Found one nearby for $500. Ran when parked about 2 months ago, seller went to start it and put it inside the garage, no crank and a small puff of smoke. Assumed it was the starter and gave up on it. Tiptronic replaced 100k ago, chassis and engine have 200k on them. Everything supposedly works including the air suspension.

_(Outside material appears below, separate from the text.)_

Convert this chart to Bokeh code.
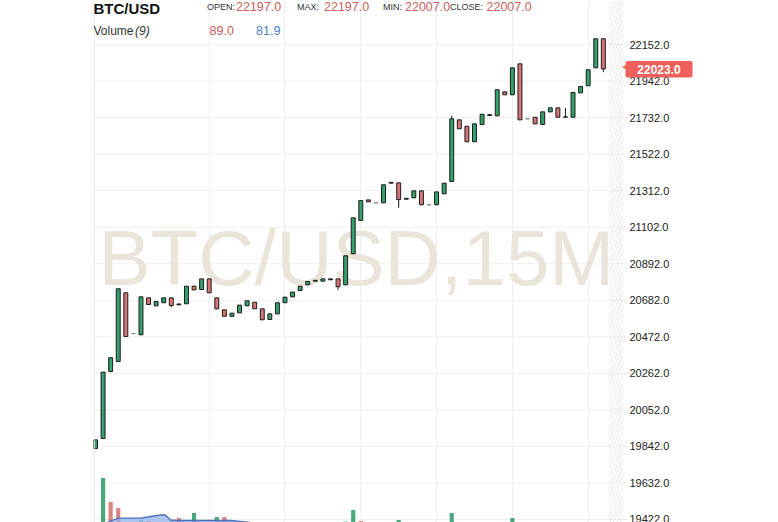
from bokeh.plotting import figure
from bokeh.models import (Range1d, LinearAxis, FixedTicker, NumeralTickFormatter, Label, Span,
                          Grid, ColumnDataSource, BoxAnnotation)
from bokeh.core.properties import value
from bokeh.embed import file_html
from bokeh.resources import INLINE

# ---------------- data ----------------
opens = [19830, 19888, 20273, 20330, 20725, 20491, 20484, 20696, 20650, 20668,
         20696, 20656, 20662, 20763, 20744, 20805, 20696, 20627, 20590, 20610,
         20650, 20671, 20633, 20572, 20604, 20668, 20702, 20738, 20771, 20792,
         20792, 20800, 20805, 20771, 20949, 21141, 21259, 21242, 21242, 21355,
         21357, 21263, 21271, 21311, 21231, 21231, 21294, 21365, 21719, 21682,
         21593, 21692, 21744, 21742, 21880, 21863, 22041, 21725, 21734, 21692,
         21765, 21788, 21734, 21734, 21874, 21915, 22018, 22185]
closes = [19880, 20269, 20352, 20748, 20474, 20491, 20702, 20658, 20675, 20696,
          20652, 20661, 20763, 20742, 20805, 20725, 20633, 20590, 20608, 20654,
          20679, 20633, 20570, 20604, 20668, 20700, 20729, 20763, 20790, 20797,
          20805, 20805, 20760, 20938, 21156, 21255, 21248, 21242, 21346, 21360,
          21261, 21268, 21311, 21231, 21231, 21305, 21355, 21725, 21668, 21593,
          21696, 21751, 21749, 21892, 21863, 22018, 21719, 21725, 21696, 21765,
          21788, 21734, 21736, 21876, 21911, 22007, 22185, 22012]
highs = [19880, 20269, 20352, 20748, 20725, 20491, 20702, 20696, 20675, 20696,
         20696, 20661, 20763, 20763, 20805, 20805, 20696, 20627, 20608, 20654,
         20679, 20671, 20633, 20604, 20668, 20700, 20729, 20763, 20790, 20797,
         20805, 20805, 20805, 20938, 21156, 21255, 21259, 21242, 21346, 21360,
         21357, 21268, 21311, 21311, 21231, 21305, 21355, 21742, 21719, 21682,
         21696, 21751, 21749, 21892, 21880, 22018, 22041, 21725, 21734, 21765,
         21788, 21788, 21788, 21876, 21911, 22007, 22185, 22185]
lows = [19830, 19888, 20273, 20330, 20474, 20491, 20484, 20658, 20650, 20668,
        20642, 20656, 20662, 20742, 20744, 20725, 20633, 20590, 20590, 20610,
        20650, 20633, 20570, 20572, 20604, 20668, 20702, 20738, 20771, 20792,
        20792, 20800, 20742, 20771, 20949, 21141, 21248, 21242, 21242, 21355,
        21214, 21263, 21271, 21231, 21231, 21231, 21294, 21365, 21668, 21593,
        21593, 21692, 21744, 21742, 21863, 21863, 21719, 21725, 21696, 21692,
        21765, 21734, 21734, 21734, 21874, 21915, 22018, 21993]

# visible volume bars (index, volume, rising?)
vol_idx = [1, 2, 3, 6, 7, 10, 11, 13, 16, 17, 33, 34, 35, 40, 47, 55]
vol_val = [189, 141, 129, 104, 103, 105, 109, 119, 111, 111, 102, 125, 103, 105, 119, 109]
vol_up = [True, False, False, True, False, True, False, True, True, False, True, True, False, True, True, True]

# volume moving average (9)
ma_x = [1.5, 3, 6, 7.3, 8.6, 9.2, 9.9, 10.8, 17.8, 20.4]
ma_v = [100, 108.6, 108.6, 112, 115.4, 115, 105.4, 104, 104, 100]

price_ticks = [19422 + 210 * k for k in range(14)]
time_grid = [15, 25, 35, 45, 55, 65]

symbol = "BTC/USD"
watermark = "BTC/USD,15M"
hdr_open, hdr_max, hdr_min, hdr_close = "22197.0", "22197.0", "22007.0", "22007.0"
vol_last, vol_ma = "89.0", "81.9"
last_price = "22023.0"
last_price_level = 22023

# ---------------- styles ----------------
GREEN = "#35a06f"
RED = "#d67575"
EDGE = "#1c1c1c"
FONT = "Liberation Sans"
VAL_RED = "#c8605d"
VAL_BLUE = "#4f81bd"
TAG = "#f0605c"

SCALE = 7.5797           # px per candle slot
FL, FT = 93, 0           # frame position on the canvas
FW, FH = 607, 522        # frame size (includes the price-label strip)
X0 = -0.264
X1 = X0 + FW / SCALE
Y0, Y1 = 19405, 22405
PLOT_RIGHT = 623         # end of the drawing area (hatched zone ends here)


def px2x(px):
    return X0 + (px - FL) * (X1 - X0) / FW


def px2y(py):
    return Y1 - (py - FT) * (Y1 - Y0) / FH


p = figure(width=770, height=522, output_backend="svg", toolbar_location=None,
           x_range=Range1d(X0, X1), y_range=Range1d(Y0, Y1),
           x_axis_location=None, y_axis_location=None,
           min_border_left=FL, min_border_right=770 - FL - FW, min_border_top=0, min_border_bottom=0,
           background_fill_color="white", border_fill_color="white", outline_line_color=None)
p.grid.visible = False

p.add_layout(Grid(dimension=0, ticker=FixedTicker(ticks=time_grid), grid_line_color="#efefef"))
# horizontal price grid, stopping just after the chart area
p.segment(x0=[X0] * len(price_ticks), x1=[px2x(628)] * len(price_ticks),
          y0=price_ticks, y1=price_ticks, line_color="#efefef", line_width=1)
p.add_layout(Span(location=X0 + 0.1, dimension="height", line_color="#e6e6e6", line_width=1))

# watermark
p.text(x=[px2x(98)], y=[px2y(257.5)], text=[watermark], text_font=value(FONT),
       text_font_size="78px", text_color="#e9e5db", text_baseline="middle")

# future hatched zone
p.quad(left=[67.7], right=[px2x(PLOT_RIGHT)], bottom=[Y0], top=[Y1], fill_alpha=0, line_alpha=0,
       hatch_pattern="/", hatch_color="#e6e6e6", hatch_scale=7, hatch_weight=1)

# volume
p.extra_y_ranges = {"vol": Range1d(100, 1144)}
vsrc = ColumnDataSource(dict(x=vol_idx, top=vol_val,
                             color=[GREEN if u else RED for u in vol_up]))
p.vbar(x="x", top="top", bottom=0, width=0.55, fill_color="color", line_color=None,
       fill_alpha=0.9, source=vsrc, y_range_name="vol")
p.varea(x=ma_x, y1=[100] * len(ma_x), y2=ma_v, fill_color="#93b1ec", fill_alpha=0.75,
        y_range_name="vol")
p.line(x=ma_x, y=ma_v, line_color="#4a6fc0", line_width=1.3, y_range_name="vol")

# candles
idx = list(range(len(opens)))
fills, edges = [], []
for o, c in zip(opens, closes):
    if c > o:
        fills.append(GREEN); edges.append(EDGE)
    elif c < o:
        fills.append(RED); edges.append(EDGE)
    else:
        fills.append(None); edges.append("#8a8a8a")
csrc = ColumnDataSource(dict(x=idx, h=highs, l=lows,
                             top=[max(o, c) for o, c in zip(opens, closes)],
                             bot=[min(o, c) for o, c in zip(opens, closes)],
                             fill=fills, edge=edges))
p.segment(x0="x", y0="l", x1="x", y1="h", line_color=EDGE, line_width=1, source=csrc)
p.vbar(x="x", top="top", bottom="bot", width=0.52, fill_color="fill", line_color="edge",
       line_width=1, source=csrc)

# right price axis: labels pulled back into the label strip of the frame
ax = LinearAxis(ticker=FixedTicker(ticks=price_ticks), formatter=NumeralTickFormatter(format="0.0"),
                axis_line_color=None, major_tick_line_color=None, minor_tick_line_color=None,
                major_tick_out=0, major_tick_in=0, major_label_standoff=629 - (FL + FW),
                major_label_text_font=FONT, major_label_text_font_size="11px",
                major_label_text_color="#222222")
p.add_layout(ax, "right")

# last price marker
p.add_layout(BoxAnnotation(left=px2x(625), right=px2x(692), top=px2y(60.5), bottom=px2y(77),
                           fill_color=TAG, fill_alpha=1, line_color=None, border_radius=2,
                           level="overlay"))
p.add_layout(Label(x=px2x(626), y=last_price_level, text="◀", text_align="right",
                   text_baseline="middle", text_color=TAG, text_font_size="7px", level="overlay"))
p.add_layout(Label(x=px2x(658.5), y=px2y(68.5), text=last_price, text_align="center",
                   text_baseline="middle", text_color="white", text_font=FONT,
                   text_font_style="bold", text_font_size="12px", level="overlay"))


# header texts (y given as text centre)
def hdr(px, py, text, size, color="#222222", style="normal"):
    p.add_layout(Label(x=px2x(px), y=px2y(py), text=text, text_align="left",
                       text_baseline="middle", text_font=FONT, text_font_size=size,
                       text_color=color, text_font_style=style))


hdr(93, 8, symbol, "15px", "#111111", "bold")
hdr(206.5, 6.5, "OPEN:", "9px", "#333333")
hdr(235.5, 5.6, hdr_open, "12.5px", VAL_RED)
hdr(296.5, 6.5, "MAX:", "9px", "#333333")
hdr(323.5, 5.6, hdr_max, "12.5px", VAL_RED)
hdr(382.5, 6.5, "MIN:", "9px", "#333333")
hdr(404.5, 5.6, hdr_min, "12.5px", VAL_RED)
hdr(449.5, 6.5, "CLOSE:", "9px", "#333333")
hdr(486, 5.6, hdr_close, "12.5px", VAL_RED)
hdr(93, 30.3, "Volume", "12px", "#333333")
hdr(134.5, 30.3, "(9)", "12px", "#333333", "italic")
hdr(209, 30.1, vol_last, "12.5px", VAL_RED)
hdr(255.5, 30.1, vol_ma, "12.5px", VAL_BLUE)

open("out.html", "w").write(file_html(p, INLINE))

I love these things and it seems like a heck of a price. However I know they are nightmares of maintenance. Thoughts?


----------



## alrd1 (Dec 30, 2015)

*GoGo gadjet*



arnoldcp said:


> Found one nearby for $500. Ran when parked about 2 months ago, seller went to start it and put it inside the garage, no crank and a small puff of smoke. Assumed it was the starter and gave up on it. Tiptronic replaced 100k ago, chassis and engine have 200k on them. Everything supposedly works including the air suspension.
> 
> I love these things and it seems like a heck of a price. However I know they are nightmares of maintenance. Thoughts?


I got one cheap too and depending on how much of the work you can do yourself I'd say go for it. I love the way it drives and soak in the comfort ,heated seats, ahhhh. Just had a nick with a curb and the insurance is making total loss noises over 2 rims and tires, I assume you know about Audi parts prices, but no way I'm letting it go for a two and a half grand value. These forums are a wealth of info for the DIY aspect and have helped me through some involved repairs like a new fuel pump I did myself. My mechanic says I'm not the first one to describe it as a "Love/Hate"relationship.....I love it when its running... but would never pay Audi 1400 apiece for new cats, etc. etc.


----------



## lml999 (Jul 3, 2002)

*So?*

So, did you buy it? What did you find?


----------



## carbunkle (Mar 20, 2006)

*LOL*

No such thing. A free Allroad will cost you at least 5K.


----------



## arnoldcp (Jul 5, 2009)

carbunkle said:


> No such thing. A free Allroad will cost you at least 5K.


Wow. You are way back in time on this one. I made this post in December of 2015. 

I did not buy this Allroad, but I do own an Allroad now.

Sent from my SM-G955U using Tapatalk


----------



## carbunkle (Mar 20, 2006)

arnoldcp said:


> Wow. You are way back in time on this one. I made this post in December of 2015.
> 
> I did not buy this Allroad, but I do own an Allroad now.
> 
> Sent from my SM-G955U using Tapatalk


Yeah well I'm sorry I didn't catch you in time to set you straight. Hope the one you bought is treating you right and that you have a buyer lined up before it craps a trans. Just sayin, these things have a way of breaking a man.


----------



## arnoldcp (Jul 5, 2009)

Luckily the one I bought is a manual and I got a 3" binder with every single service it had since the day it was new.

So far it's been a great car.

Sent from my SM-G955U using Tapatalk


----------